The campus is slated to begin development in the near future. For the past two years, UC Berkeley students and community members have demanded that the university reconsider its plans for the land and instead develop the tract into additional spaces for educational learning and research of urban farming and agriculture.
Two separate parcels are slated for development by the university: a retail parcel, bordered by Village Creek and north of Monroe Street, and a parcel for senior housing, just south of Monroe. Both plots of land touch San Pablo Avenue, but neither is a part of the Gill Tract, which is located west of San Pablo Avenue next to University Village.
In the past, Occupy the Farm, a community-based movement, has fought the planned development with the city of Albany by protesting and occasionally planting crops on various portions of the land. A new student-driven movement named Students for Engaged and Active Learning, or SEAL, has recently called for the land to be made into a research and learning space, submitting a petition with more than 400 signatures protesting the development Tuesday.
The campus has already worked with the community on developing fields with research labs in the Gill Tract, bordered by Marin Avenue and separate from the two contested areas, said Magnolia Barrett, Student Organic Garden Association member.
UC Berkeley vice chancellor for real estate, Robert Lalanne, agreed to meet with a SEAL delegation on May 7 to discuss the divisive issue.
At the meeting, student protesters from SEAL will express their desires to use the two plots slated for development for agricultural education and research. Delegates from SEAL advocate that the community, rather than the city or the campus, should decide the fate of the 20 acres of land that has since been approved by the city of Albany for university development.

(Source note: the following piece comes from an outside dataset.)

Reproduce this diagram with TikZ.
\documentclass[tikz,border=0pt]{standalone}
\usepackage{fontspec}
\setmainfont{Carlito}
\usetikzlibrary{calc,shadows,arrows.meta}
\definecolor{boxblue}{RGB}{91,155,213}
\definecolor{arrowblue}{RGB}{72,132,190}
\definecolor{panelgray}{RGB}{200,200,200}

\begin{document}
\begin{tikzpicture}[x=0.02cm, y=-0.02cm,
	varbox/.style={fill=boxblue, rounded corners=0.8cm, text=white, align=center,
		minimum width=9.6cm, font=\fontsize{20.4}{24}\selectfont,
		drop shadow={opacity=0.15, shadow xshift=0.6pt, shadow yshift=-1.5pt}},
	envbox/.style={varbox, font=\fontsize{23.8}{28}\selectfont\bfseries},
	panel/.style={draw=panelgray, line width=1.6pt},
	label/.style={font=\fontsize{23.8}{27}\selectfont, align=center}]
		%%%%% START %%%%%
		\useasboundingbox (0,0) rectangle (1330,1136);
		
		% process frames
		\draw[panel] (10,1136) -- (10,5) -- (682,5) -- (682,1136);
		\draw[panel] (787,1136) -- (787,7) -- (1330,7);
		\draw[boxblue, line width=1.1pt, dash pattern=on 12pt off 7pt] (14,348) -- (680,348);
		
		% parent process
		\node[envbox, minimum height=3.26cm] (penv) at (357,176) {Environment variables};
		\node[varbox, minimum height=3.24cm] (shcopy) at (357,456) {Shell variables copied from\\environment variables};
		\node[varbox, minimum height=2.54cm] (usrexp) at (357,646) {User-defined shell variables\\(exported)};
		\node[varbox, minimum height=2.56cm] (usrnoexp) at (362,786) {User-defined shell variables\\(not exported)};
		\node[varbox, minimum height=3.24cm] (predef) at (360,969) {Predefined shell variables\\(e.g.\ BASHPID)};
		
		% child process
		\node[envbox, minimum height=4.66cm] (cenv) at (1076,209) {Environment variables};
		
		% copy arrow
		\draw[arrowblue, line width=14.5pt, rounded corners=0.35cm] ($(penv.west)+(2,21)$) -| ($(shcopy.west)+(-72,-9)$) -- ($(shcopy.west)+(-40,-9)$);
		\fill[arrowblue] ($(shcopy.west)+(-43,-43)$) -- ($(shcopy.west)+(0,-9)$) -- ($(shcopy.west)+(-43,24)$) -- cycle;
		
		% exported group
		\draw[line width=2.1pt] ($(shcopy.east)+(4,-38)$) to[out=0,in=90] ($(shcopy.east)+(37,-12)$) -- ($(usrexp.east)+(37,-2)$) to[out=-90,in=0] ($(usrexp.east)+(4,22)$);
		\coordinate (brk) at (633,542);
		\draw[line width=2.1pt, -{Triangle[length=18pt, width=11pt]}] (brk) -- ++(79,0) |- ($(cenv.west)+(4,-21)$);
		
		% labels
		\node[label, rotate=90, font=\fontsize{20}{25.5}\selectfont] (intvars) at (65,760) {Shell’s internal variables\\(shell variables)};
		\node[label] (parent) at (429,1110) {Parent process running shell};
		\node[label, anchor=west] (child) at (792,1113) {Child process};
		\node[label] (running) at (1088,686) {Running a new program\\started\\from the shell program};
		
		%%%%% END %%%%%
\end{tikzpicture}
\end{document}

“We want this to be a space where students can have a hands-on learning experience,” said Haley Broder, the ASUC director of sustainability. “Learning is supposed to be outside the classroom, and it’s on this urban farmland where most of the learning from agriculture could happen at our research institute.”

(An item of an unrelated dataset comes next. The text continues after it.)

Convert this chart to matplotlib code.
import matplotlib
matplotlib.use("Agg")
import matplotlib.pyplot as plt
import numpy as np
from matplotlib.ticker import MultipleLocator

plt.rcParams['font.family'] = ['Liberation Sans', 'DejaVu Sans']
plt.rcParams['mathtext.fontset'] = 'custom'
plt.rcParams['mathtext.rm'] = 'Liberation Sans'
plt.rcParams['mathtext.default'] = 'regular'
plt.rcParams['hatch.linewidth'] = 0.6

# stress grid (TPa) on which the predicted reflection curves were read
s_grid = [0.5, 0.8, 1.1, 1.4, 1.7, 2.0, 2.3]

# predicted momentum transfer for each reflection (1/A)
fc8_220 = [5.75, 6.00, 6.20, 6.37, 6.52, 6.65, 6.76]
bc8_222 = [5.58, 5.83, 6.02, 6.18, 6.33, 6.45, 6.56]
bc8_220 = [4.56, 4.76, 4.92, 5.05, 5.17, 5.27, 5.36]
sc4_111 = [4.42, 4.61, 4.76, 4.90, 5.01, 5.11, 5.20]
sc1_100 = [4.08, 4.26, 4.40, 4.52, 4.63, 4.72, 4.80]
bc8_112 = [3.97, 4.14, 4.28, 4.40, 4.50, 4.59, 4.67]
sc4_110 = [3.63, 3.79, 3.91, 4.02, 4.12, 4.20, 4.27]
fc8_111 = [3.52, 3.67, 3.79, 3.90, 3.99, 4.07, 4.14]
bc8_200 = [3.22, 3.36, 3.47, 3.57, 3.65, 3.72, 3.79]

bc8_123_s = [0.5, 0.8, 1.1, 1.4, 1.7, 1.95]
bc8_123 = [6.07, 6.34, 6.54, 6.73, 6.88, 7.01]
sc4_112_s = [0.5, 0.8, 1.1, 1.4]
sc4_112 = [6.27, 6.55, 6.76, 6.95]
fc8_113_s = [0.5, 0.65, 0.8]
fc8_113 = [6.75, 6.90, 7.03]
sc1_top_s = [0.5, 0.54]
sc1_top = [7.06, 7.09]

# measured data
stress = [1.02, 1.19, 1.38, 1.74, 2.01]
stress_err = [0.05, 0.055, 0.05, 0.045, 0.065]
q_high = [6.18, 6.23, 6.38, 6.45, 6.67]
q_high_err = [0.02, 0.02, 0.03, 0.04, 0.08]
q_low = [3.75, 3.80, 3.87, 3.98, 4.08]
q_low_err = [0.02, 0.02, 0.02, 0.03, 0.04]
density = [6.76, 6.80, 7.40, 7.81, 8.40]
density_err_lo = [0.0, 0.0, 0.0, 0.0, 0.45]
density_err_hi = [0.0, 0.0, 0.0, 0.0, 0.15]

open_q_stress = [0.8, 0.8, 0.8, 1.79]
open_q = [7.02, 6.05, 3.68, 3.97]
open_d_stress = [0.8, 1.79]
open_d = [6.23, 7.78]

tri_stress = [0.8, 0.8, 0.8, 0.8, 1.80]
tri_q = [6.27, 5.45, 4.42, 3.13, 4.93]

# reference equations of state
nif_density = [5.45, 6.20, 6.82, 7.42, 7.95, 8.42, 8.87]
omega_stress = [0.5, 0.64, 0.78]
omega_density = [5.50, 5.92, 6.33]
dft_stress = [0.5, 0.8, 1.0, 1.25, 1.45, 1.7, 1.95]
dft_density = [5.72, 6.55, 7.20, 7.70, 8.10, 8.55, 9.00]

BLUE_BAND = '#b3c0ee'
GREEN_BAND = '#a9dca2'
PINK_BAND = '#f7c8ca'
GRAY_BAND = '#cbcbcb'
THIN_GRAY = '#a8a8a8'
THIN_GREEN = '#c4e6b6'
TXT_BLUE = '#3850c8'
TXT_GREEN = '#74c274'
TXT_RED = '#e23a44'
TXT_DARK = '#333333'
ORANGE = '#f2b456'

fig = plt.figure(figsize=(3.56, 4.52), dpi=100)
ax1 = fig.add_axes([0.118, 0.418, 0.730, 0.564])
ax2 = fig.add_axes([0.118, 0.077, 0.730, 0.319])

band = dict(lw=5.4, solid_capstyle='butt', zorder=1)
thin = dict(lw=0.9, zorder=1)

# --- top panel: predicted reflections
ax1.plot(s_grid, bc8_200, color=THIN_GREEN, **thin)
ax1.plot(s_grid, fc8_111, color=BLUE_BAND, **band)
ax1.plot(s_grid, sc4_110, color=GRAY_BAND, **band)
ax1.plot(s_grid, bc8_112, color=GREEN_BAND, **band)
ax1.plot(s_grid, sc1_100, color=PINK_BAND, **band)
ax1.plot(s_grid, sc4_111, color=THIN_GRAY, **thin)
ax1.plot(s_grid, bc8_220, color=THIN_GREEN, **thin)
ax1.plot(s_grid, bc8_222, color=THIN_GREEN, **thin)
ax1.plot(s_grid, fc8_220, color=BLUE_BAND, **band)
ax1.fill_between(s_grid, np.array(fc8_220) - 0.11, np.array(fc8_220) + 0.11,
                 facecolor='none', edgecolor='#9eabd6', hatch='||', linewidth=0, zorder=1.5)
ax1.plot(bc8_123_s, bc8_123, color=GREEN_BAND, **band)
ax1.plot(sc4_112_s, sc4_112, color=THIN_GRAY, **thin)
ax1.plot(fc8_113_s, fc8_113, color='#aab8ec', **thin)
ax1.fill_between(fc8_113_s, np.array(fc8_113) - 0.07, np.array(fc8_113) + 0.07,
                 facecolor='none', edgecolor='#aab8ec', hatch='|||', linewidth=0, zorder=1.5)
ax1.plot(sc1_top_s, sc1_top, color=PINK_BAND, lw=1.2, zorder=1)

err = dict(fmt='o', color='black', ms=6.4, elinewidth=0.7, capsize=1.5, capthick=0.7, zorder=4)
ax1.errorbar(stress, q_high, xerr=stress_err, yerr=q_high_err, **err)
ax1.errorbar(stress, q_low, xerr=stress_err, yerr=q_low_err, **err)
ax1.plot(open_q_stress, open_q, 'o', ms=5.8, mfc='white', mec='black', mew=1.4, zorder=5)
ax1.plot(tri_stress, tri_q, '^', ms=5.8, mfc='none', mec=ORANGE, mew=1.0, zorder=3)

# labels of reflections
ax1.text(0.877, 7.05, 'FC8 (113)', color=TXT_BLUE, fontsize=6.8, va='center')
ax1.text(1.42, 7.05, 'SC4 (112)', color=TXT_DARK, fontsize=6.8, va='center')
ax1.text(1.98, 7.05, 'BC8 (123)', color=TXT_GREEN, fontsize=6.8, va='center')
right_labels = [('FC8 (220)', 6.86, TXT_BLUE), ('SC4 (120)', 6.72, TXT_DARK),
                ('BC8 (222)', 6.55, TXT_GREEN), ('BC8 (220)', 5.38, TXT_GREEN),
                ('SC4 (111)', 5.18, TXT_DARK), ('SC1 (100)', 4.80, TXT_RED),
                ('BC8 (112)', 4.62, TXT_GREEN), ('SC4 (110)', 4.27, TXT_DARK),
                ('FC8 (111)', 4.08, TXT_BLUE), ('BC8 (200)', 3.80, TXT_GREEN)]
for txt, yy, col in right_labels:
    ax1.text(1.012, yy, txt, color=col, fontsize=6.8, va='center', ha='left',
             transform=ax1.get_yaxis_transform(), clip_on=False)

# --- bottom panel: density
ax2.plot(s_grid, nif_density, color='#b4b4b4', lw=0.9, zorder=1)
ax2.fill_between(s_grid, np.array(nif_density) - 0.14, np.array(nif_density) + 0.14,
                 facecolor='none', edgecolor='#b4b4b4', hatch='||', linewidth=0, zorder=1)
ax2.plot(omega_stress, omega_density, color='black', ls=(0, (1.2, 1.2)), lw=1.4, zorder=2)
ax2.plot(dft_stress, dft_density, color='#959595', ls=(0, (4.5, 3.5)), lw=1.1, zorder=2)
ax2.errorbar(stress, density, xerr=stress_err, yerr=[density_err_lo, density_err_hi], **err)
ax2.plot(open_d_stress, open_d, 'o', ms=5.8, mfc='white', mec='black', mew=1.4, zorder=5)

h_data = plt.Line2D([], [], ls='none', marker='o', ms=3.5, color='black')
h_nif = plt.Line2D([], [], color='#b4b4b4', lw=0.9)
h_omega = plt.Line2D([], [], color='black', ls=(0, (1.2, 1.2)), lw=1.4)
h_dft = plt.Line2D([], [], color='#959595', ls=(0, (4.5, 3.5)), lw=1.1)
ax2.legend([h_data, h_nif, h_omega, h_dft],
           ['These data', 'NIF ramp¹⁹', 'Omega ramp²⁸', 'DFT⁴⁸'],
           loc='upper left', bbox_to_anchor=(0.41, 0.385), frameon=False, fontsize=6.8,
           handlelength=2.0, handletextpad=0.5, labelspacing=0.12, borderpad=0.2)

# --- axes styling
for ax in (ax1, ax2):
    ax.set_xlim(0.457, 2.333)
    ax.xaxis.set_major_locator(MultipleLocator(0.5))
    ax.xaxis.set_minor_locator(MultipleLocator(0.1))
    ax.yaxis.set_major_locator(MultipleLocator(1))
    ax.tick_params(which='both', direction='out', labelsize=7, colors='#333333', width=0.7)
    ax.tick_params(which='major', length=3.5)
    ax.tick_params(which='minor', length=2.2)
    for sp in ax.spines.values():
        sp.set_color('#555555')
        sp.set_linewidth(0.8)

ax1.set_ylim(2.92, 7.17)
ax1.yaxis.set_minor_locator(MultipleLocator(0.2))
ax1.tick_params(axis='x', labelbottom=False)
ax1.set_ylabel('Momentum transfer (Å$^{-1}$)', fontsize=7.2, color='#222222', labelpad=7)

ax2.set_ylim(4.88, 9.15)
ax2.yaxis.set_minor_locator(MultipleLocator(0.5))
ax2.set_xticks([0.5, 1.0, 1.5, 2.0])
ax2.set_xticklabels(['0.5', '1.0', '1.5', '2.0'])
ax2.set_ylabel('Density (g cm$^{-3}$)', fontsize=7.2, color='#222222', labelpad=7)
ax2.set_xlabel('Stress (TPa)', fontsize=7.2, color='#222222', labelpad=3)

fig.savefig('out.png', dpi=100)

Even though the campus will talk the development over with students, the university has not changed its mind on development and remains firm in its plans.
“The university needs ways to develop revenue to stabilize and keep rent down (for those) who live in the Albany Village,” said campus spokesperson Dan Mogulof.
Development will likely not happen before the May meeting because not all preliminary steps have been made before the campus can start developing, Mogulof said.